The Chinese say business as usual is over. "Though there is still a long way to go, China has effectively fought against the arrogance of Japan, forcing it to accept China's new stance over the Diaoyu Islands," crowed a recent editorial in the Global Times, a Communist Party newspaper. "The world accepts that China is making moves to safeguard its legitimate interests."

Internationally, the waters are muddier now than they were before September when the Japanese government bought three of the five islets from the Kurihara family, which had owned them for the past four decades. Prime Minister Yoshihiko Noda said he hoped to calm relations with China by "nationalizing" the islands and blocking a more provocative bid by the right-wing governor of Tokyo. But the move backfired as Beijing went on the offensive, unleashing its ships and encouraging tens of thousands of Chinese to show their "patriotism" by staging days of sometimes-violent anti-Japanese protests around the country.

The Japanese position remains that there is no territorial dispute to discuss. But that now seems at odds with the edgy situation around the islands.

"They won't say they accept this [that the islands are disputed], but they are just helpless in the face of this fact. Our power is much stronger than theirs, and we are also much closer than they are to the islands," said Xu Guangyu, a retired general in China's People's Liberation Army who now heads a think tank. "Now that our patrols have become regularized, they are actually very busy just trying to match us."

"While asking [the Chinese ships] to leave, we also have to be aware of safety. Their ship is also a national ship so we comprehend each other. It is a sensitive nation-to-nation matter, so we need to make sure the matter will not escalate," said Rear-Adm. Toshiya Yamazaki, deputy commander of the Japan Coast Guard base on Okinawa, which has seen its resources stretched trying to keep up with the daily Chinese maneuvers.

Asked whether he thinks the Chinese side is gaining the upper hand in the showdown, Rear Adm. Yamazaki sounds like a man who wishes he could take a tougher line towards the intruding Chinese ships. "That is a matter for the national government to decide."

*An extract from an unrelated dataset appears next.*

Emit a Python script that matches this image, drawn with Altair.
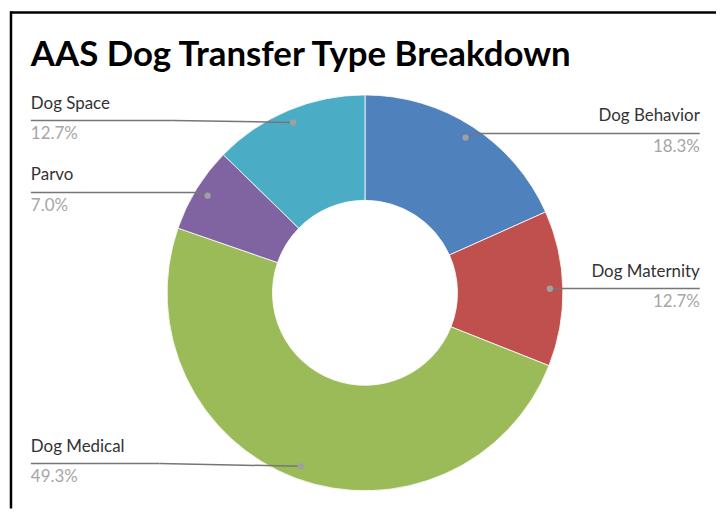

Which means the situation will remain in flux for some time.

"In both countries, the leadership transitions probably decrease the willingness to take a more cooperative, or less escalatory, response, and in that sense it's encouraging tougher policies," said Taylor Fravel, an expert on East Asian security at the Massachusetts Institute of Technology.

He said an error at sea could quickly sea one or both sides sending warships towards the islands. "If there was an incident, a collision between government vessels where personnel from one or both sides were injured or killed, there would be demands from both sides for a more forceful response."

 

How the dispute started

In the background of the Japan-China islands dispute is the United States, which maintains a heavy military presence on nearby Okinawa, much to the resentment of a local population tired of screaming fighter jets and misbehaving troops. The U.S. is bound by treaty to protect Japan in the case of attack, although it's far from clear whether that document applies in the event of a strictly naval clash in disputed waters.

The question of who's right and who's wrong in this showdown depends on interpretation of history. The islands were Chinese until 1895, when they were surrendered to Japan along with Taiwan under the Treaty of Shimonoseki, which ended the First Sino-Japanese War. They've been under Tokyo's rule since then, except for the period of U.S. occupation, although Beijing and Taipei say they should have been returned to Chinese control following the end of the Second World War.

Taiwan also claims the islands, and dispatched a flotilla of fishing boats and fishery patrol vessels to the area in late September, leading to a swirling clash at sea with the Japan Coast Guard that saw each side bombard the other with water cannon.